The big EV news of the month was the first Tesla S deliveries. For luxury car buyers, the ground has shifted. Buying the best car now means buying the electric car. And given the range, workplace charging won’t be a big concern of Tesla S owners. But what about the rest of us?
As we try to rev up plug-in vehicle sales, what sort of charging infrastructure should we be focusing on? Where should continuing government support for infrastructure be directed?
I don’t mean to pick on Walgreen’s; I’ll charge there if I need to. But the efforts to ensure charging is available to enable the takeoff of plug-in cars has become bogged down. Too much attention and too many public dollars are getting tied up in the race for public level 2.
As we consider where limited resources ought to go, we should recall that the workplace is the number 2 location for charging after the home (where about 80 - 90% of charging will occur.) Why? Because the cars sit for many hours.

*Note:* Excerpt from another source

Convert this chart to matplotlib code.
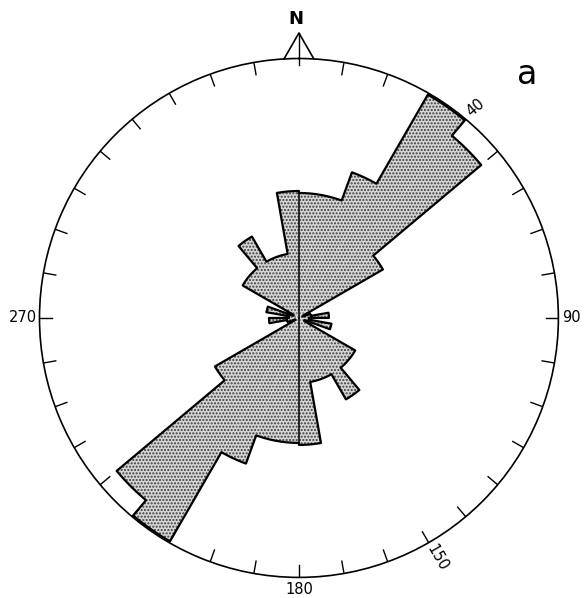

Unlike random public locations - shopping malls, downtown parking garages, Walgreen’s - the workplace is where, like the home, many cars return to most every day. Given the distance most commuters travel, charging at level 1 at work enables most drivers to get back all the juice expended getting to work. Level 1 charging has the added benefit of minimal grid impact, minimal cost for equipment and minimal running cost. A full workday of 120V charging likely costs less than many other perks offered by employers. Or EV drivers could be charged a buck or two to cover the cost, although I suspect many businesses might find the cost of collection not worth the effort.
Private companies and large public institutions are beginning to consider the issues surrounding employee and visitor parking. Charging equipment and service providers are making their pitch, which focusses on selling what they’ve got - Level 2 charge stations and networked services. There’s is undoubtedly a role for Level 2 to play at the workplace, but it makes sense to gauge the need for faster charging before investing in costly systems.
How could we use the logic of workplace charging to buck up plug-in car sales? Most workplaces can’t follow the Google model, where every driver gets a Level 2 charger despite the cost and inefficiency of an EV sitting all day at a charge station long after the charge is complete.
The workplace needs to become the place that is “ready when you are.” A national effort to make the American workplace EV ready with access to 120V charging would be a good next step.